Zuzug aus Afrika hat viele Gründe

Wenn von Migration aus Afrika die Rede sei, siegen oft Mythen über Fakten, so der Soziologe Max Haller am Dienstagabend bei einer Podiumsdiskussion. Alarmistische Schlagzeilen werden der komplexen Realität nicht gerecht, so der einhellige Tenor von Afrika-Experten.

Insgesamt sei der Anteil der Afrikaner an der Zuwanderung in die OECD-Staaten eher gering, so Haller. Sicher sei aber, dass die Migration zugenommen hat und auch noch weiter zunehmen wird.

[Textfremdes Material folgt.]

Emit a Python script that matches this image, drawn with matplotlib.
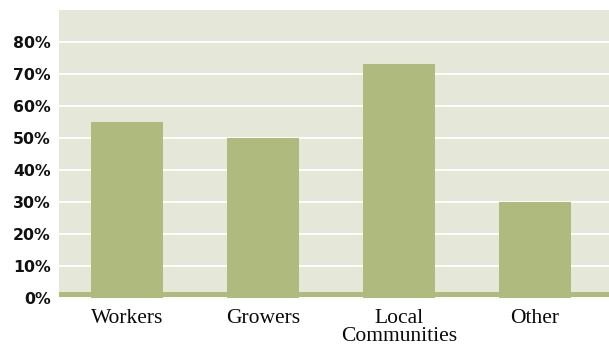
"""
    Bar chart: share by stakeholder group
"""
import numpy as np
import matplotlib
matplotlib.use("Agg")
import matplotlib.pyplot as plt

categories = ["Workers", "Growers", "Local\nCommunities", "Other"]
values = [55, 50, 73, 30]
y_ticks = [0, 10, 20, 30, 40, 50, 60, 70, 80]

bar_color = "#afba7e"
bg_color = "#e5e7d8"

fig = plt.figure(figsize=(6.09, 3.49), dpi=100)
ax = fig.add_axes([59 / 609, 50 / 349, 550 / 609, 289 / 349])
ax.set_facecolor(bg_color)

x = np.arange(len(categories))
for t in y_ticks:
    ax.axhline(t, color="white", lw=1.3, zorder=1)
# green baseline strip across the whole plot
ax.axhspan(0.3, 1.9, color=bar_color, lw=0, zorder=2)
ax.bar(x, values, width=0.53, color=bar_color, zorder=3)

ax.set_xlim(-0.5, 3.545)
ax.set_ylim(-0.3, 90)
ax.set_yticks(y_ticks)
ax.set_yticklabels([f"{t}%" for t in y_ticks], fontsize=11.3, fontweight="bold",
                   family="DejaVu Sans", color="#111111")
ax.set_xticks(x)
ax.set_xticklabels(categories, fontsize=15.5, family="Liberation Serif",
                   linespacing=0.95, color="#0a0a0a")
ax.tick_params(axis="both", length=0)
ax.tick_params(axis="y", pad=6)
ax.tick_params(axis="x", pad=7)
for side in ax.spines.values():
    side.set_visible(False)

fig.savefig("out.png", dpi=100)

Das liege am starken Bevölkerungswachstum in Zentral-, West- und Ostafrika, paradoxerweise aber auch am gestiegenen Wohlstand auf dem Kontinent, wie der seit langem in Afrika tätige Unternehmer und Berater Hans Stoisser anmerkte. Migration sei kein „Phänomen der Allerärmsten“, sondern ein Phänomen jener Menschen, die es sich erstmals „leisten“ könnten, an Auswanderung zu denken. Deswegen sei es auch ein Irrglaube zu meinen, mit Entwicklungshilfe könne man die Migration begrenzen. Je mehr Wirtschaftswachstum, desto mehr Migration, so Stoisser.

Flucht vs. Auswanderung

Auf den Umstand, dass man Auswanderung und Flucht nicht in einem Atemzug nennen sollte, wies die junge Politologin Nicolle Odongo hin, die als Siebenjährige von Kenia nach Deutschland kam. „Afrikaner, die nach Europa kommen, sind nicht allesamt auf der Flucht. Meine Mutter zum Beispiel hatte in Nairobi eine gute Stelle an der Universität. Sie ist aus privaten Gründen ausgewandert.“ Viele Afrikaner seien „neugierig und wollen neue Horizonte kennenlernen“. Die wirtschaftliche Entwicklung vieler Länder habe es möglich gemacht, dass immer mehr Menschen über Auswanderung nachdenken könnten.

Den Anteil der Auswanderwilligen solle man aber nicht überschätzen, fügt Haller hinzu. Sehr viele könnten sich vorstellen, nach Europa zu gehen. Nur wenige würden aber konkrete Schritte setzen. Die europäische Politik sollte auf diese auswanderungswilligen Menschen aktiver zugehen. „Europa hat in vielen Bereichen einen Arbeitskräftebedarf“, so Haller. Es müsste viel mehr Kooperation zwischen Afrika und Europa geben, etwa im Bereich der Ausbildung. Außerdem müsste der „eiserne Vorhang“ zwischen Nord und Süd abgebaut werden. „Wenn die Grenzen nicht so dicht wären, gäbe es viel mehr Zirkulationsbewegung.“ Die Menschen würden dann nicht unbedingt bleiben wollen, meinte Haller.

Alternatives „Narrativ“

Afrika und Migration, diese Verbindung sollte endlich positiv gedacht werden, wiederholte Stoisser mehrmals. „Es gehen vor allem diejenigen weg, die relativ schnell Arbeitsplätze finden.“ Die Migration sei auch für die afrikanischen Staaten ein Segen, denn die Rückzahlungen der Auswanderer übersteigen die Entwicklungshilfe bei weitem. Aber es sei sehr schwierig, den hierzulande kursierenden Bedrohungsszenarien ein alternatives „Narrativ“ entgegenzustellen.

Auch was den Bereich Flucht anbelangt, entsprächen die medialen Bilder oftmals nicht der Realität, ergänzt Walter Hajek vom Roten Kreuz. Wenn man sich die riesige Fluchtbewegung aus dem Südsudan ansehe, dann stelle man fest, dass 99 Prozent der Menschen in der Region bleiben würden. Nur ein Bruchteil komme nach Europa.